TPM asked at a news conference this morning what the government was doing to combat fraud in the Pigford settlement.“I think we have in place appropriate steps and we must recognize that what we’re doing here is compensating for acts of discrimination that took place some time ago,” Vilsack told reporters in response to a question from TPM. “There’s no question that happened and there’s no question the time has come for us to close that chapter in U.S.D.A. history and in civil rights.”
Holder said the Justice Department would take fraud very seriously.
“The fraud concern is legitimate, and one that I think the secretary has indicated has been addressed in the past and we’ll continue to use those mechanisms to implement this new settlement,” Holder told reporters. “But what cannot be lost is what the secretary also said: this is a settlement that addressed a historical wrong. It’s something that this country is not about and should not be about.”
“This Secretary of Agriculture pushed this, he really pushed this,” Holder said. “This has been something that Tom Vilsack has made a personal commitment to resolve. I’m proud of what we have done.”
For years, the USDA regularly denied loans and grants to farmers simply because they were African-American. But some conservatives, including writers with Andrew Breitbart’s Big Government, have claimed that there was “massive fraud” in the first Pigford settlement and have said the latest settlement will “line the pockets of the President’s closest political allies.”
Rep. Steve King (R-IA) went as far as to claim that the settlement was a form of reparations for slavery.

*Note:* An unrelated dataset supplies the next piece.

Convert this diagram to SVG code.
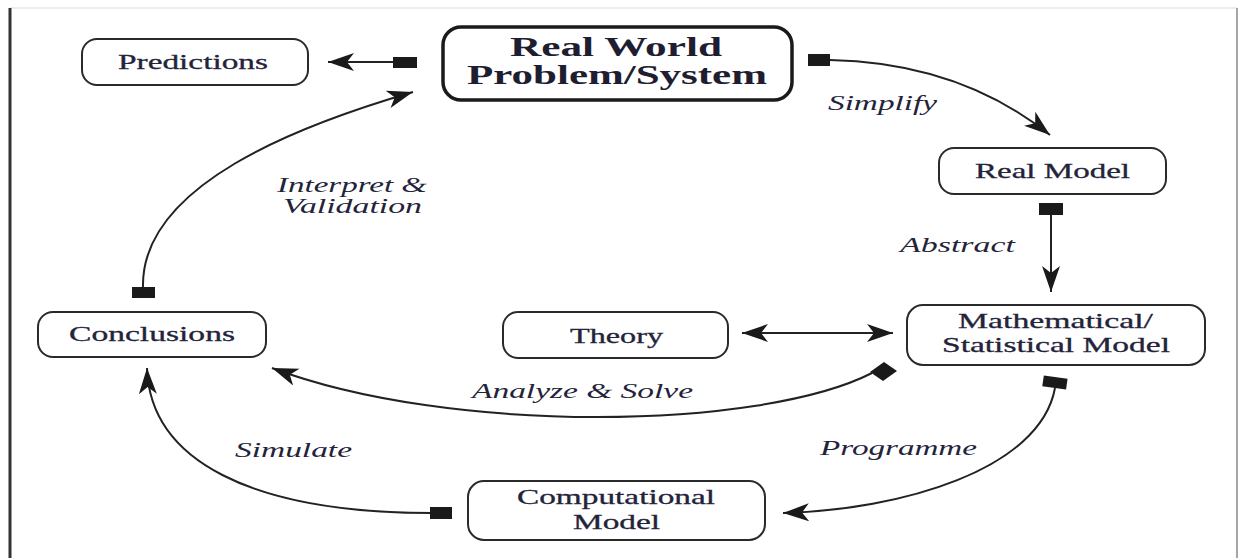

“It’s a sad chapter in our history, but hopefully one we can put behind us and ensure that it never happens again,” Holder said.
Vilsack said the process of approving the payouts would include the inspector general of the U.S.D.A. and the comptroller general. Lawyers will have to certify under the penalty of perjury that what they are representing on behalf of their clients is true and accurate, Vilsack added.
“I think there are significant safeguards that have been placed in the settlement process in addition to those that would occur just generally, which is a review by an independent arbitrator and adjudicator,” Vilsack said.